Ladd’s magic manifests in his ability to connect Wheeler, Little, and himself with the perfect lines of stunning passing plays. Fans can expect these three to produce consistently through capitalizing upon opponents’ imperfect defensive positioning. Ladd’s touch delivered in both games against the Wild. Little’s score in the first game came off a calm, quick pass and the captain caught Eric O’Dell’s check napping in Minnesota.

Evander Kane and Dustin Byfuglien are two obvious but historically less predictable stars of the coming season. Kane’s temper—he led the team and was 17th in the league in penalty minutes last season—has not cooled over the summer. His behaviour in the Sept. 19 game was bipolar: he was slow on the puck and dogging it getting off the ice in the first period, didn’t get onto the rink until halfway through the second, and was stirring up trouble in the third. The young forward drew a series of Wild penalties, alternately grabbing position with strength and speed and simply riling up his opponents with aggressive play. Kane gave the Jets an opportunity to come back that they could not capitalize upon.
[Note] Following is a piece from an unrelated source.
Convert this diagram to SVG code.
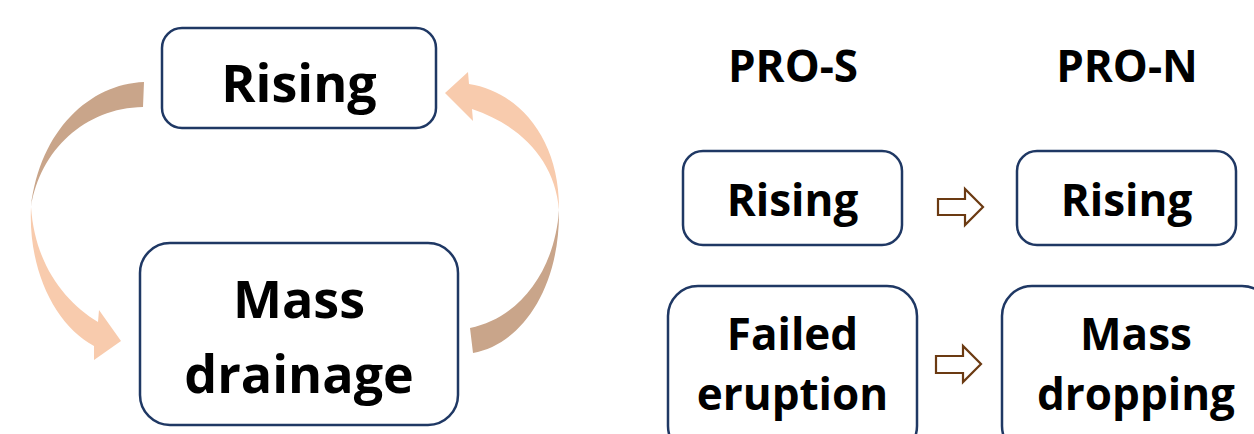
<svg xmlns="http://www.w3.org/2000/svg" width="1254" height="434" viewBox="0 0 1254 434">
<style>
.box{fill:#ffffff;stroke:#1f3864;stroke-width:2.5}
.t{font-family:"Open Sans","Liberation Sans",sans-serif;font-weight:700;fill:#000000;text-anchor:middle}
.big{font-size:52px}
.sm{font-size:44px}
.back{fill:#c9a58a}
.front{fill:#f8cbad}
.blk{fill:#ffffff;stroke:#6b3a12;stroke-width:2.2}
</style>
<rect width="1254" height="434" fill="#ffffff"/>
<g id="connectors">
<path class="back" d="M144,82 C90,84 40,130 31,207 C40,150 85,108 143,107 Z"/>
<path class="front" d="M31,207 C28,270 55,325 94,346 L94,360 L121,341 L99,310 L98,322 C65,302 35,265 31,207 Z"/>
<path class="back" d="M473,353 C520,345 560,290 559,210 C555,270 520,318 470,328 Z"/>
<path class="front" d="M559,210 C560,140 520,92 469,84 L468,72 L445,93 L473,121 L472,109 C520,125 555,160 559,210 Z"/>
<path class="blk" d="M938,199 L965,199 L965,189 L983,207 L965,225 L965,215 L938,215 Z"/>
<path class="blk" d="M936,356 L963,356 L963,346 L981,364 L963,382 L963,373 L936,373 Z"/>
</g>
<g id="node-rising-top">
<rect class="box" x="162" y="28" width="274" height="100" rx="20"/>
<text class="t big" x="299" y="102">Rising</text>
</g>
<g id="node-mass-drainage">
<rect class="box" x="140" y="243" width="318" height="182" rx="30"/>
<text class="t big" x="299" y="318">Mass</text>
<text class="t big" x="299" y="393">drainage</text>
</g>
<g id="label-pro-s">
<text class="t sm" x="793" y="82">PRO-S</text>
</g>
<g id="label-pro-n">
<text class="t sm" x="1127" y="82">PRO-N</text>
</g>
<g id="node-rising-s">
<rect class="box" x="683" y="151" width="219" height="94" rx="20"/>
<text class="t sm" x="792.5" y="216">Rising</text>
</g>
<g id="node-rising-n">
<rect class="box" x="1017" y="151" width="219" height="94" rx="20"/>
<text class="t sm" x="1126.5" y="216">Rising</text>
</g>
<g id="node-failed-eruption">
<rect class="box" x="668" y="286" width="249" height="170" rx="30"/>
<text class="t sm" x="792.5" y="350">Failed</text>
<text class="t sm" x="792.5" y="410">eruption</text>
</g>
<g id="node-mass-dropping">
<rect class="box" x="1002" y="286" width="270" height="170" rx="30"/>
<text class="t sm" x="1136" y="350">Mass</text>
<text class="t sm" x="1136" y="410">dropping</text>
</g>
</svg>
It will be a shame if Kane does not end up on a line with centre Mark Schiefele in the coming season. Their styles of play are complementary: Kane is a dynamo, Scheifele a two-way technical adept. Kane’s two-goal pre-season opener indicated that the right line mates are just as key to his optimization as Ladd’s, despite Kane’s reputation as a power forward, his high shot totals, and his unquestionable ability to make things happen on his own.

From the first wind of the franchise coming to Winnipeg, Byfuglien has been a favourite of mine. I’m from Vancouver originally. I know quite well, from the Canuck’s 2010 defeat at the hands of the Blackhawks in the NHL’s Western Conference semifinals, that Byfuglien is an elemental force when he’s at the top of his game. Make no mistake – this year the big man is in shape and has matured into his blue line role.

Tobias Enstrom, Byfuglien’s defensive partner, deserves credit here as well. His reliability enables Byfuglien’s creativity and mitigates the downside of the big man’s offensive style. In tandem, look for the two to effectively cover and smother breakout after breakout all year long while reigniting the Jets’ stagnant power play.

With these key engines functioning at their best, the Jets may just be able to maintain an upward trajectory in the 2013-14 season.